Class loot boxes as gambling, Children's Commissioner urges
The Children’s Commissioner for England has called on the UK Government to introduce tighter laws to help protect children when gaming online after a new report found some youngsters are spending hundreds of pounds on in-game purchases via so-called loot boxes.
The non-departmental public body spoke to children between the ages of 10 and 16 during its ‘Gaming the System’ study, looking at the experience of youngsters playing games online.
The report said that 93% of UK children play video games, with the Children’s Commissioner Office (CCO) finding that some of these had expressed concerns about how they feel out of control of their spending on online games.
According to the CCO, the amount children spend on loot boxes varies, with some spending more than £300 in one year. The CCO said some of the children likened buy a loot box to gambling, in that they do not know the contents until after they make a purchase.
This was particularly apparent with football game FIFA, where gamers can buy a player pack in the hope of improving their team, without knowing what they will get in the pack. Youngsters said the lack of reward for some of these purchases left them feeling as though they had wasted their money, while others spent more money in the hope of finding higher rated players in other packs.
The CCO also flagged that some children said they felt pressured from friends and online strangers to make such purchases, while others said influence from famous gaming YouTubers was a factor in the behaviour.
In its response, the CCO said given children are not permitted to gamble offline, then the same rules should apply when gaming online. As such, the CCO called for urgent action to address its concerns.
The CCO said the Government should seek to limit the role of money in online games by updating current gambling laws to reflect the reality of children’s experiences of spending money in games. This would include listing financial harm as within scope of forthcoming online harms legislation.
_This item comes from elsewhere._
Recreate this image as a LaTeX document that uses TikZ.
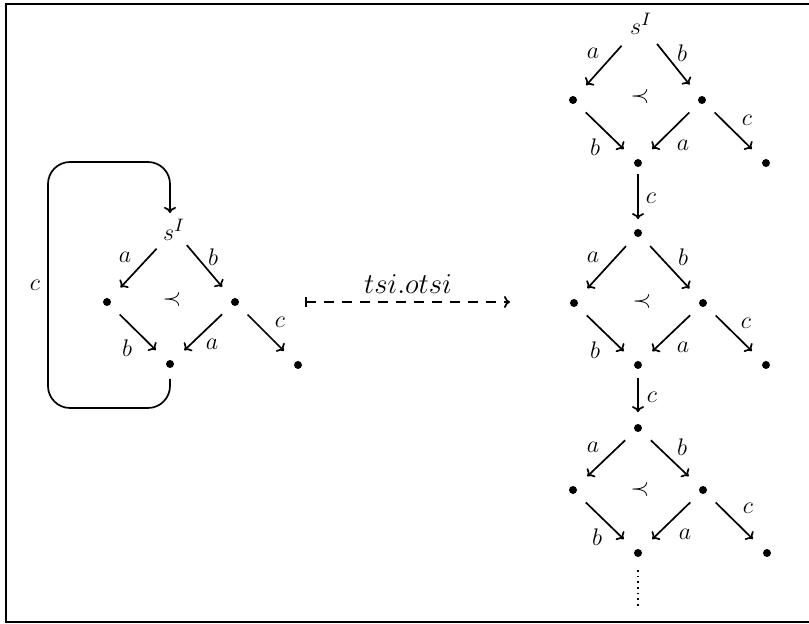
\documentclass[tikz,border=0pt]{standalone}
\usetikzlibrary{arrows.meta}
\begin{document}
\begin{tikzpicture}[x=0.5pt,y=-0.5pt, line width=0.85pt,
  dot/.style={circle,fill,inner sep=0pt,minimum size=4pt},
  tip/.style={-{To[length=3pt,width=6pt]}},
  ar/.style={tip, shorten <=6.5pt, shorten >=7.5pt},
  arc/.style={tip, shorten <=3pt, shorten >=4.5pt},
  lab/.style={inner sep=0pt, font=\fontsize{12pt}{14pt}\selectfont},
  top/.style={inner sep=0pt, font=\fontsize{13pt}{15pt}\selectfont}]
\useasboundingbox (0,0) rectangle (809,624);
% frame
\coordinate (f1) at (809,4); \coordinate (f2) at (6,4);
\coordinate (f3) at (6,622); \coordinate (f4) at (809,622);
\draw[line width=1pt] (f1) -- (f2) -- (f3) -- (f4);

% ---------- left diagram ----------
\node[top] (lT) at (174,230) {$s^I$};
\node[dot] (lL) at (107,302) {};
\node[dot] (lR) at (235,302) {};
\node[dot] (lB) at (170,364) {};
\node[dot] (lX) at (298,365) {};
\draw[ar, shorten <=5pt] (lT) -- (lL);
\draw[ar, shorten <=2.5pt] (lT) -- (lR);
\draw[ar] (lL) -- (lB);
\draw[ar] (lR) -- (lB);
\draw[ar] (lR) -- (lX);
\node[lab] (la1) at (125,257) {$a$};
\node[lab] (lb1) at (213,257) {$b$};
\node[lab] (lb2) at (127,348) {$b$};
\node[lab] (la2) at (212,344) {$a$};
\node[lab] (lc1) at (280,322) {$c$};
\node[lab] (lp) at (172,300) {$\prec$};
% loop
\coordinate (lk1) at (48,408);
\coordinate (lk2) at (48,162);
\coordinate (lin) at (170,213);
\draw[tip, rounded corners=11pt, shorten <=5pt] (lB) -- (lB |- lk1) -- (lk1) -- (lk2) -- (lk2 -| lin) -- (lin);
\node[lab] (lcl) at (35,285) {$c$};

% ---------- mapping arrow ----------
\coordinate (ms) at (305,302);
\coordinate (me) at (510,302);
\draw[dash pattern=on 5pt off 4pt, {Bar[width=5pt]}-{To[length=3pt,width=6pt]}] (ms) -- (me);
\node[inner sep=0pt, font=\fontsize{14pt}{16pt}\selectfont] (mlab) at (408,284) {$tsi.otsi$};

% ---------- right: diamond 1 ----------
\node[top] (aT) at (641,24) {$s^I$};
\node[dot] (aL) at (573,100) {};
\node[dot] (aR) at (702,100) {};
\node[dot] (aB) at (638,163) {};
\node[dot] (aX) at (766,163) {};
\draw[ar, shorten <=7pt] (aT) -- (aL);
\draw[ar, shorten <=5.5pt] (aT) -- (aR);
\draw[ar] (aL) -- (aB);
\draw[ar] (aR) -- (aB);
\draw[ar] (aR) -- (aX);
\node[lab] (aa1) at (593,53) {$a$};
\node[lab] (ab1) at (682,53) {$b$};
\node[lab] (ab2) at (595,147) {$b$};
\node[lab] (aa2) at (683,145) {$a$};
\node[lab] (ac1) at (747,120) {$c$};
\node[lab] (ap) at (640,97) {$\prec$};

% ---------- right: diamond 2 ----------
\node[dot] (bT) at (638,233) {};
\node[dot] (bL) at (574,303) {};
\node[dot] (bR) at (703,303) {};
\node[dot] (bB) at (638,365) {};
\node[dot] (bX) at (766,365) {};
\draw[arc] (aB) -- (bT);
\node[lab] (bcv) at (651,198) {$c$};
\draw[ar] (bT) -- (bL);
\draw[ar] (bT) -- (bR);
\draw[ar] (bL) -- (bB);
\draw[ar] (bR) -- (bB);
\draw[ar] (bR) -- (bX);
\node[lab] (ba1) at (593,257) {$a$};
\node[lab] (bb1) at (683,257) {$b$};
\node[lab] (bb2) at (595,350) {$b$};
\node[lab] (ba2) at (683,347) {$a$};
\node[lab] (bc1) at (746,323) {$c$};
\node[lab] (bp) at (642,302) {$\prec$};

% ---------- right: diamond 3 ----------
\node[dot] (cT) at (638,428) {};
\node[dot] (cL) at (573,490) {};
\node[dot] (cR) at (703,490) {};
\node[dot] (cB) at (638,553) {};
\node[dot] (cX) at (767,553) {};
\draw[arc, shorten <=4pt, shorten >=5.5pt] (bB) -- (cT);
\node[lab] (ccv) at (652,397) {$c$};
\draw[ar] (cT) -- (cL);
\draw[ar] (cT) -- (cR);
\draw[ar] (cL) -- (cB);
\draw[ar] (cR) -- (cB);
\draw[ar] (cR) -- (cX);
\node[lab] (ca1) at (593,447) {$a$};
\node[lab] (cb1) at (682,447) {$b$};
\node[lab] (cb2) at (597,537) {$b$};
\node[lab] (ca2) at (685,534) {$a$};
\node[lab] (cc1) at (748,508) {$c$};
\node[lab] (cp) at (640,490) {$\prec$};
\coordinate (dend) at (638,608);
\draw[dotted, shorten <=6pt] (cB) -- (dend);
\end{tikzpicture}
\end{document}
Other suggestions put forward by the CCO include a call for the Government to amend the definition of gaming in section 6 of the Gambling Act 2005 in order to regulate loot boxes as gambling. A cross-Parliament Department for Digital, Culture, Media and Sport committee made similar request last month.
The CCO said that the Government should also undertake a wider review into the current definition of gambling in the Gambling Act, to ensure that it accurately reflects new forms of gambling, including those forms found in online games.
In terms of games developers and platforms, the CCO said they should not enable children to progress within a game by spending money and limit spending to items that are not linked to performance.
The CCO also suggested that all games in which players can spend money should include features for gamers to track their historic spend, while maximum daily spend limits should be introduced in such games and turned on by default for children.
In addition, the CCO said parents should also be more proactive by speaking to their children about the ways in which games companies monetise products, and discuss alternatives if they would like to avoid these aspects of gaming, such as new subscription-based services that have recently come to the market.
Loot boxes have attracted heavy criticism from various quarters in recent times due to the fact that children can spend freely on these items.
However, this month, Gaming Regulators’ European Forum (GREF) members completed their year-long study into gambling-like microtransactions in video games, but opted against specific recommendations to introduce measures against such features.
In September 2017, gambling regulators from 19 countries including Malta, The Netherlands, Denmark, the United Kingdom and France launched a study into gambling-like microtransactions, including loot boxes.
GREF members stated they did not feel that it could recommend the introduction of gambling regulation regarding loot boxes, as how they could be regulated would depend on each country’s definition of gambling.